INFORMATION SHOWN:
--------------------
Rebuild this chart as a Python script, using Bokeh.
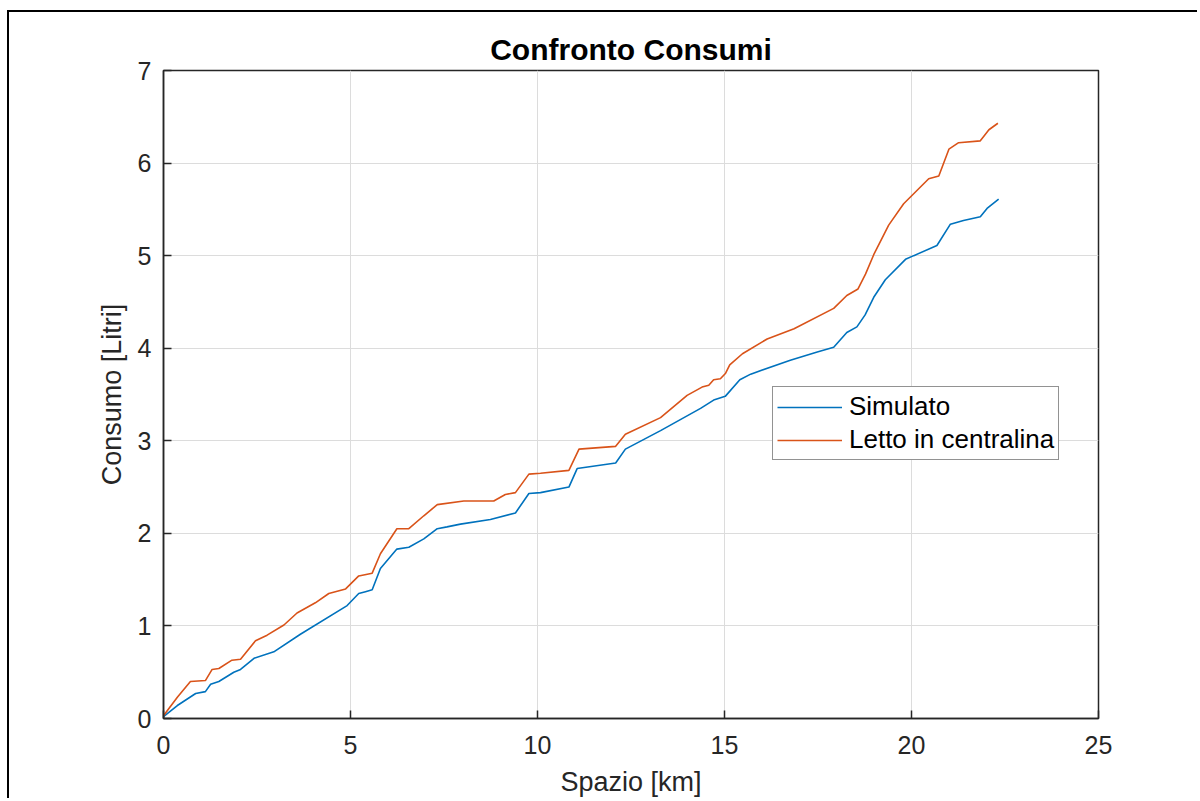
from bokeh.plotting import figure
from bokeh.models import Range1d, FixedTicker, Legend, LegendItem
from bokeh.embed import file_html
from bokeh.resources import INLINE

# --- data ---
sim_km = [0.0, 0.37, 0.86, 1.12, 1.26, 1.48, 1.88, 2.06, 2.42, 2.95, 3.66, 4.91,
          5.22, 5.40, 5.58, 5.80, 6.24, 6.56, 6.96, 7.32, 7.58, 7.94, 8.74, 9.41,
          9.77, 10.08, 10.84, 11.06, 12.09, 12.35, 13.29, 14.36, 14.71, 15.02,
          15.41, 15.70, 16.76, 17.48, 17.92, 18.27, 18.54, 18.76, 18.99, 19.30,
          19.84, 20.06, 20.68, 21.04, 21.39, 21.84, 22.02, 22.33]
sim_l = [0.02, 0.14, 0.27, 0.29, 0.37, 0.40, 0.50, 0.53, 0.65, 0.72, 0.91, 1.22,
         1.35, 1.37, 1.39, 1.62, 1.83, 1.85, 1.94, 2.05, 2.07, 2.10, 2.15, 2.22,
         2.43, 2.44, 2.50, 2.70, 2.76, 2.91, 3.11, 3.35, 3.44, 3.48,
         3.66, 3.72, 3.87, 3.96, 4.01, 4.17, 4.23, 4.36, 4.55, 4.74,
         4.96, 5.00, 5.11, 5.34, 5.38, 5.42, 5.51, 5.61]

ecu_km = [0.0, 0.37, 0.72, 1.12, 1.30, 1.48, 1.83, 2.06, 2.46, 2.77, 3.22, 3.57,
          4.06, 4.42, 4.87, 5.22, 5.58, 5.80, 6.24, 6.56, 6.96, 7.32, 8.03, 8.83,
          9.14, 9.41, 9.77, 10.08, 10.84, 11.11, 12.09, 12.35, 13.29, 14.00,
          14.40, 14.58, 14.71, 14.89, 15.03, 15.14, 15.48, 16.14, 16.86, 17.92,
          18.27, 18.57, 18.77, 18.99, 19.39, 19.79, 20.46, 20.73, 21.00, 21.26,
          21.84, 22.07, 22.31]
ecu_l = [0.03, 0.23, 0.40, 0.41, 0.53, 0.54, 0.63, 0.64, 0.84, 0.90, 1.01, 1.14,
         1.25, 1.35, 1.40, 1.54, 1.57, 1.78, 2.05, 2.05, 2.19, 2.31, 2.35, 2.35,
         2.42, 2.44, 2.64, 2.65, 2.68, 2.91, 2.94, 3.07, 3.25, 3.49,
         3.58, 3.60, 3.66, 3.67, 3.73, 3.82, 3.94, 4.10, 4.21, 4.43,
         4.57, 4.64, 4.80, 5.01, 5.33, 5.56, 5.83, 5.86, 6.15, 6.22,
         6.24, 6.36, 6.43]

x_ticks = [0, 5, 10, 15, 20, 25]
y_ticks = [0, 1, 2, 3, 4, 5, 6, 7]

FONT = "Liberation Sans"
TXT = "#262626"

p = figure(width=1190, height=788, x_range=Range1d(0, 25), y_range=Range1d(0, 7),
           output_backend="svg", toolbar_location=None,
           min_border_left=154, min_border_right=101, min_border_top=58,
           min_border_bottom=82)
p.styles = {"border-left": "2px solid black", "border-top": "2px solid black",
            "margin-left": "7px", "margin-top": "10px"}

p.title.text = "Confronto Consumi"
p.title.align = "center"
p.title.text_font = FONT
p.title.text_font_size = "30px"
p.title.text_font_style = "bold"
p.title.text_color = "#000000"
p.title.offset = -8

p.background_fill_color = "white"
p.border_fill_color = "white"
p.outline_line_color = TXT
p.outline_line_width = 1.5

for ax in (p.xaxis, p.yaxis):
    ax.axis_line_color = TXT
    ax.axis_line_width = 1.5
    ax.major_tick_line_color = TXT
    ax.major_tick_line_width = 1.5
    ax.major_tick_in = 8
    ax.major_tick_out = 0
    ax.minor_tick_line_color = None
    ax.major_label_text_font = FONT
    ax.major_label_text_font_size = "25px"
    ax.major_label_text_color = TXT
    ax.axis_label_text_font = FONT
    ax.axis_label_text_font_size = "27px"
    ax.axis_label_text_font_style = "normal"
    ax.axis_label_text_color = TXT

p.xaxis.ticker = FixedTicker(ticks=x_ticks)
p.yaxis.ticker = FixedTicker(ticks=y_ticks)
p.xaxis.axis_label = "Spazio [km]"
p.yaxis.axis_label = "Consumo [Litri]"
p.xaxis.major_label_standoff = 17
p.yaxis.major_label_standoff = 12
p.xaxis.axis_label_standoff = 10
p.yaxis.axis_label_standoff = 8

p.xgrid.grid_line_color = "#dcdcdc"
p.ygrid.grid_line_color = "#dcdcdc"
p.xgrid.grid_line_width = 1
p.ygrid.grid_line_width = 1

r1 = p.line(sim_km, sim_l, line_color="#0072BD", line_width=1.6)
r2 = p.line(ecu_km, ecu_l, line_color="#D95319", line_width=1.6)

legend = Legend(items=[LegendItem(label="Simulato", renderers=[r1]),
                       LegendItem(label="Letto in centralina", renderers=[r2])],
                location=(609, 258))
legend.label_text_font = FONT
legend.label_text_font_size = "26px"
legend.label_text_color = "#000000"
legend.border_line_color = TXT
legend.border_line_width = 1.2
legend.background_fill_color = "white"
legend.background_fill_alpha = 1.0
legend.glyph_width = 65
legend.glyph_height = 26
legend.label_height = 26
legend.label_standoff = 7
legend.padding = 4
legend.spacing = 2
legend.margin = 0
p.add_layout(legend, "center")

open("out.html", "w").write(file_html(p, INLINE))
--------------------
GIVEN EXERCISE: Copy exactly the lines running from the beginning of the listing through the line that has "4.96, 5.00, 5.11, 5.34, 5.38, 5.42, 5.51, 5.61]". Drop the pictures.

EXERCISE RESULT:
Rebuild this chart as a Python script, using Bokeh.
from bokeh.plotting import figure
from bokeh.models import Range1d, FixedTicker, Legend, LegendItem
from bokeh.embed import file_html
from bokeh.resources import INLINE

# --- data ---
sim_km = [0.0, 0.37, 0.86, 1.12, 1.26, 1.48, 1.88, 2.06, 2.42, 2.95, 3.66, 4.91,
          5.22, 5.40, 5.58, 5.80, 6.24, 6.56, 6.96, 7.32, 7.58, 7.94, 8.74, 9.41,
          9.77, 10.08, 10.84, 11.06, 12.09, 12.35, 13.29, 14.36, 14.71, 15.02,
          15.41, 15.70, 16.76, 17.48, 17.92, 18.27, 18.54, 18.76, 18.99, 19.30,
          19.84, 20.06, 20.68, 21.04, 21.39, 21.84, 22.02, 22.33]
sim_l = [0.02, 0.14, 0.27, 0.29, 0.37, 0.40, 0.50, 0.53, 0.65, 0.72, 0.91, 1.22,
         1.35, 1.37, 1.39, 1.62, 1.83, 1.85, 1.94, 2.05, 2.07, 2.10, 2.15, 2.22,
         2.43, 2.44, 2.50, 2.70, 2.76, 2.91, 3.11, 3.35, 3.44, 3.48,
         3.66, 3.72, 3.87, 3.96, 4.01, 4.17, 4.23, 4.36, 4.55, 4.74,
         4.96, 5.00, 5.11, 5.34, 5.38, 5.42, 5.51, 5.61]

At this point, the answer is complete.